> THE TASK: Skip the pictures. Set down, word for word, the lines from the start of the material up to and including the line with "var myChart = echarts.init(dom);".

━━━ STORED DATA ━━━

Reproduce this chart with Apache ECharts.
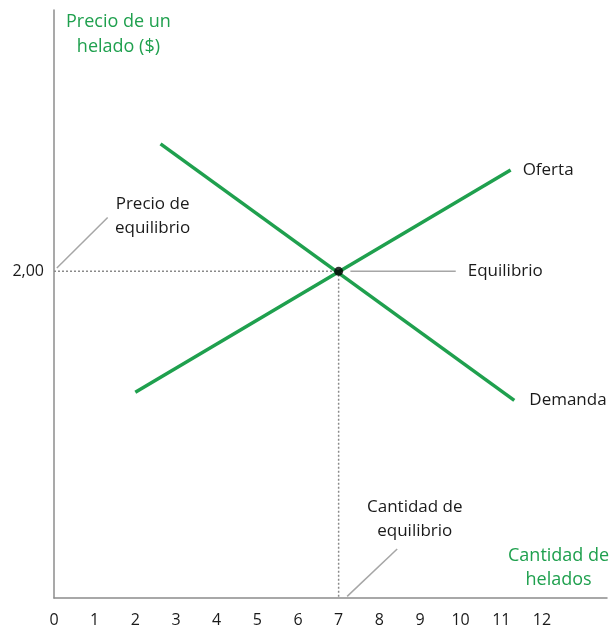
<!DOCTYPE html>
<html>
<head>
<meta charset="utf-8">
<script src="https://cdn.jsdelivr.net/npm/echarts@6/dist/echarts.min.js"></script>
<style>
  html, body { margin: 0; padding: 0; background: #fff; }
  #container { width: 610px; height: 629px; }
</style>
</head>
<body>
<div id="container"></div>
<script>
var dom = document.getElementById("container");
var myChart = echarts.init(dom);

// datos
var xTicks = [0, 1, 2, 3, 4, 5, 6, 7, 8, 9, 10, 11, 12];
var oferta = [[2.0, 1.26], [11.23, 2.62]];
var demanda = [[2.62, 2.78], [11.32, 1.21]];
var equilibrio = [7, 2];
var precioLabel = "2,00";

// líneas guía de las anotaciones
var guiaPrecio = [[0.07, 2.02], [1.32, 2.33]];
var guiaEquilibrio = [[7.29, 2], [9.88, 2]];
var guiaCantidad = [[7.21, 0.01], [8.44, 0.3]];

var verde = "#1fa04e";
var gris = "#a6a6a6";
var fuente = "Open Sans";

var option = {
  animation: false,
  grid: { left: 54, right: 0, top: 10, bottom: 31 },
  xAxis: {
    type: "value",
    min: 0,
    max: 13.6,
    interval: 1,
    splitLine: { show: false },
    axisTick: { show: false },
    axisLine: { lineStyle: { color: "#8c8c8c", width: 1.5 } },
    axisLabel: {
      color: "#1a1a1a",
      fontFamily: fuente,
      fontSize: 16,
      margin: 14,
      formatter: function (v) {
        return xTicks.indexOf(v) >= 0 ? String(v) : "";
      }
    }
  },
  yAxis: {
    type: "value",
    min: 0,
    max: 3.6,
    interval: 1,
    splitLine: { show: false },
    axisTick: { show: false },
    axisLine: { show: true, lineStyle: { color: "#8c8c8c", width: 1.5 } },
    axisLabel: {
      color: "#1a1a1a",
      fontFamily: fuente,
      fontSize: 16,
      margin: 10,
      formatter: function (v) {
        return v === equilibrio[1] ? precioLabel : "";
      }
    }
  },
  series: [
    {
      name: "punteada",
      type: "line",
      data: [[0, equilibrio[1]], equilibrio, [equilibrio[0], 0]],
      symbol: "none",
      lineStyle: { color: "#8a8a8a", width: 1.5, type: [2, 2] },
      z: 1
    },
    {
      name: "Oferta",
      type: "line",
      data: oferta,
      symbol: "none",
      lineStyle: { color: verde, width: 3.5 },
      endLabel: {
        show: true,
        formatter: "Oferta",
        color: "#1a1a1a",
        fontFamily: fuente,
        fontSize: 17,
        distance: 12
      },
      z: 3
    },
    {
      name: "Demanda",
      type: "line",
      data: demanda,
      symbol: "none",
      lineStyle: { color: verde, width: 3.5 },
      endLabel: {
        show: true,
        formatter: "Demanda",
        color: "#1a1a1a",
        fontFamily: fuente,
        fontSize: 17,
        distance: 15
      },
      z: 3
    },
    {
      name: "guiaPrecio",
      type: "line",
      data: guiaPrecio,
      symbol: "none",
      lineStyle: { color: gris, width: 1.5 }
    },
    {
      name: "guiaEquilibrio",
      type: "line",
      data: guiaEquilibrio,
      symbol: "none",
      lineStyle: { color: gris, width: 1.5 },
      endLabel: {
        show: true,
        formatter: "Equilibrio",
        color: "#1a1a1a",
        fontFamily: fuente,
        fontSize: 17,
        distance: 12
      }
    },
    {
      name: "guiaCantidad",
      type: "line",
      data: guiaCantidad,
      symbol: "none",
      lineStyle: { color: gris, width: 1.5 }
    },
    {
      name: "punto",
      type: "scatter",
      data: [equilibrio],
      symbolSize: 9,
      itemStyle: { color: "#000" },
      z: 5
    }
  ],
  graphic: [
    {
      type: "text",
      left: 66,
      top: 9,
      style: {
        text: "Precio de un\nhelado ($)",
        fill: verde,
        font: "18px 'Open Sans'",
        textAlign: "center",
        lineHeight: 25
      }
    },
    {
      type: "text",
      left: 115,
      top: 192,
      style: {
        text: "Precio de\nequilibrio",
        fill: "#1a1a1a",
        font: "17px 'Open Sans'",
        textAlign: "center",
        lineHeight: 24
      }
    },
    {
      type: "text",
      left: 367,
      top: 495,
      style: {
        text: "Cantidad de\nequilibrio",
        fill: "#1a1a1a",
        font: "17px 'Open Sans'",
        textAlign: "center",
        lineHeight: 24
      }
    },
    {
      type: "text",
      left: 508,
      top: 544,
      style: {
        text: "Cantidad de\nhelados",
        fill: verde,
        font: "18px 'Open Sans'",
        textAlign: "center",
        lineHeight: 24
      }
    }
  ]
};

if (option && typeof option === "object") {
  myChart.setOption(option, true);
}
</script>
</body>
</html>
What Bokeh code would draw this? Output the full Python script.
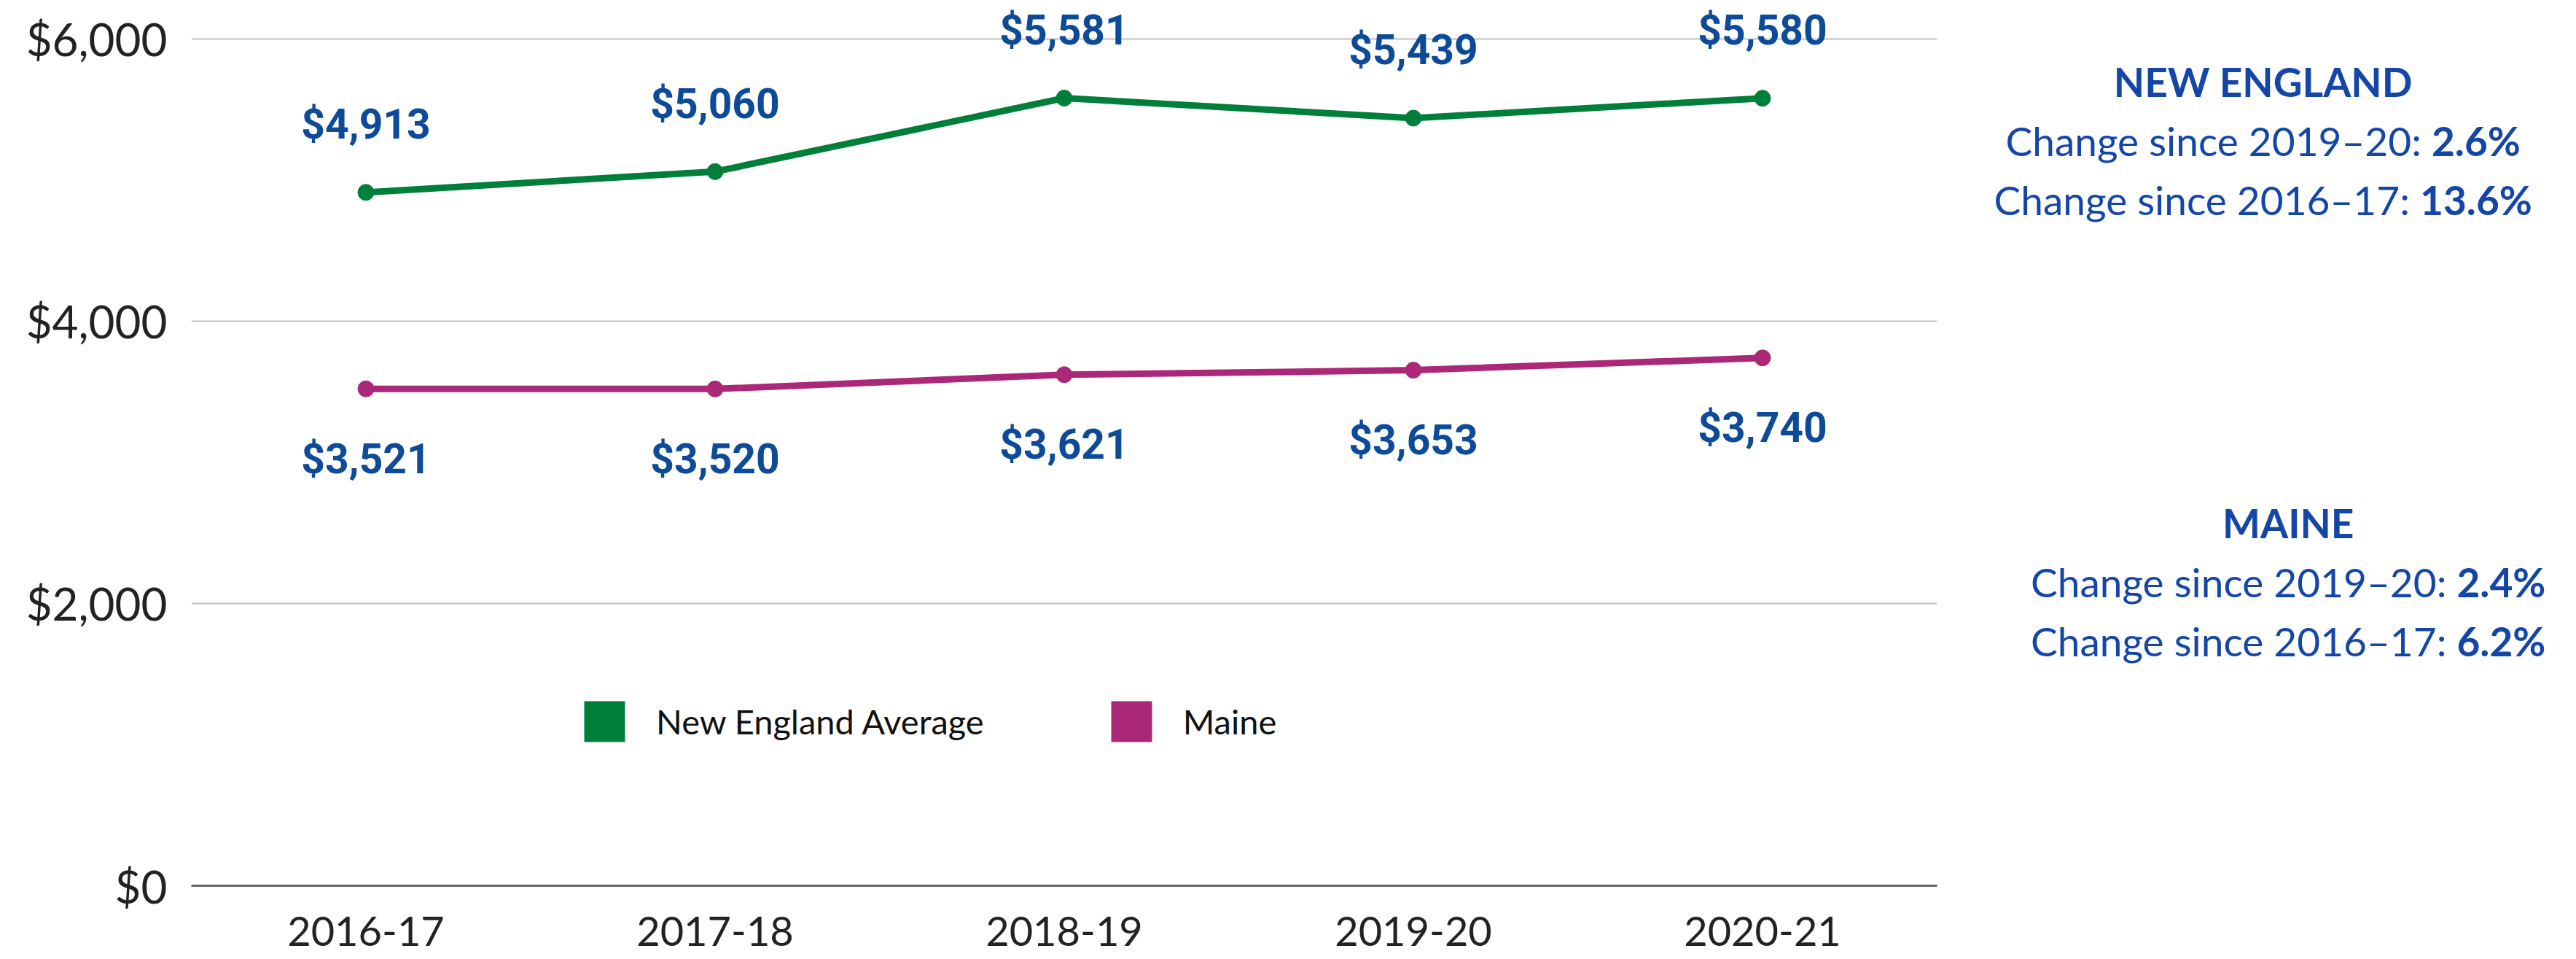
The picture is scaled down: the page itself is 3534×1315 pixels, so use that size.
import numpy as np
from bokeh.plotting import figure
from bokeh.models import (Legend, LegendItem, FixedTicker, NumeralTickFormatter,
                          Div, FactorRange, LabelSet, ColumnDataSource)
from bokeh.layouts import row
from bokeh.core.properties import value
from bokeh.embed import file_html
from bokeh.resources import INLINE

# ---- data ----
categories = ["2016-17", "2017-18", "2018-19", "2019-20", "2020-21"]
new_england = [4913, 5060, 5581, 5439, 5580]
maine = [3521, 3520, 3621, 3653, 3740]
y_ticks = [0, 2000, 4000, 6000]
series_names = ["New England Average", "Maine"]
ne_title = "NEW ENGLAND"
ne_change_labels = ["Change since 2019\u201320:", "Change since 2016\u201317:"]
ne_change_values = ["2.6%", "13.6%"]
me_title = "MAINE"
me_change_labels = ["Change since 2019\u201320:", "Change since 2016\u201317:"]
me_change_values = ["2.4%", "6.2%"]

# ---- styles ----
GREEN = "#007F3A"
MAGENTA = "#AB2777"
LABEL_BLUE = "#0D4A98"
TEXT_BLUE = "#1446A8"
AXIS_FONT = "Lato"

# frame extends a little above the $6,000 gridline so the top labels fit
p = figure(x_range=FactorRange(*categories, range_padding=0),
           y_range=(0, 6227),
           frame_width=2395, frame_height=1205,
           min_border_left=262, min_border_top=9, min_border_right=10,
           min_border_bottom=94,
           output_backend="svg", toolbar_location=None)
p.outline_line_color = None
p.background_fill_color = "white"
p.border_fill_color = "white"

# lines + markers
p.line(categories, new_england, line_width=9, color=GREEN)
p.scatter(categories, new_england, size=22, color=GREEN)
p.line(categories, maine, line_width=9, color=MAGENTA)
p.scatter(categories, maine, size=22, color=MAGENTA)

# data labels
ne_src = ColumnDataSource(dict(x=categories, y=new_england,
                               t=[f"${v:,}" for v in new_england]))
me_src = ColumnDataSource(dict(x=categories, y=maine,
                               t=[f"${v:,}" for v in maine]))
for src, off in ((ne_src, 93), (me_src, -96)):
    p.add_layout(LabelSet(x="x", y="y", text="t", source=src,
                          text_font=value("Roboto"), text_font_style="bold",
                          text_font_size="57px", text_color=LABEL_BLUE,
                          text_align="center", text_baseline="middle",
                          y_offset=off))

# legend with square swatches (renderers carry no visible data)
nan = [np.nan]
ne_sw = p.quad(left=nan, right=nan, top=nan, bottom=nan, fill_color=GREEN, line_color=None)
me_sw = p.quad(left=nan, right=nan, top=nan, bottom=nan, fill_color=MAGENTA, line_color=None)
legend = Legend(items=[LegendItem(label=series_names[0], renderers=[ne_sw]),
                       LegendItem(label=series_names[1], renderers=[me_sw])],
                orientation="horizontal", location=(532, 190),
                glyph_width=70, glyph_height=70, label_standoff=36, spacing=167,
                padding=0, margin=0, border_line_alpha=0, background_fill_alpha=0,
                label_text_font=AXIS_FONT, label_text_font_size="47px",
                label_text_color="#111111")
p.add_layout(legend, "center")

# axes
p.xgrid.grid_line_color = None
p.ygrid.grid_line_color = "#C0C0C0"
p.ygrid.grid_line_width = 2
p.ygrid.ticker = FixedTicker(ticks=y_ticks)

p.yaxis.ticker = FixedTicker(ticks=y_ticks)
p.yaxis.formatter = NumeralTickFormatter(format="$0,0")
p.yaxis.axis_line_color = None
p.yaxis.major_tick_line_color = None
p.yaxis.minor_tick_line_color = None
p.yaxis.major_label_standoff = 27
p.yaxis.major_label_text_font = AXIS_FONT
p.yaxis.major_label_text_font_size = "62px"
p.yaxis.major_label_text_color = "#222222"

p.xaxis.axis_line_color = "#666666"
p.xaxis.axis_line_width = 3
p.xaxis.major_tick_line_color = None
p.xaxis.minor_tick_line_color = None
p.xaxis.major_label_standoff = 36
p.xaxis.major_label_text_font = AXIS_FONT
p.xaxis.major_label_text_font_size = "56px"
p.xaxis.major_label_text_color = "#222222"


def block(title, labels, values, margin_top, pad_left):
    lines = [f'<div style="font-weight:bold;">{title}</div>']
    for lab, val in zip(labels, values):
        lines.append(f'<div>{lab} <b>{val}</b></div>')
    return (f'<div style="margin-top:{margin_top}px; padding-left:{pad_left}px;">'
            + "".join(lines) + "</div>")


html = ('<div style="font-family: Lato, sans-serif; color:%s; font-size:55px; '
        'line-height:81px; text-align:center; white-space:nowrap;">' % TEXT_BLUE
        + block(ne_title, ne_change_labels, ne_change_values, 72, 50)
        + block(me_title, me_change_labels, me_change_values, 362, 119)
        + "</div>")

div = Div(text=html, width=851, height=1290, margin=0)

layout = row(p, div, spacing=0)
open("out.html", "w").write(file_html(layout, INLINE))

━━━

> EXERCISE SOLUTION:
Reproduce this chart with Apache ECharts.
<!DOCTYPE html>
<html>
<head>
<meta charset="utf-8">
<script src="https://cdn.jsdelivr.net/npm/echarts@6/dist/echarts.min.js"></script>
<style>
  html, body { margin: 0; padding: 0; background: #fff; }
  #container { width: 610px; height: 629px; }
</style>
</head>
<body>
<div id="container"></div>
<script>
var dom = document.getElementById("container");
var myChart = echarts.init(dom);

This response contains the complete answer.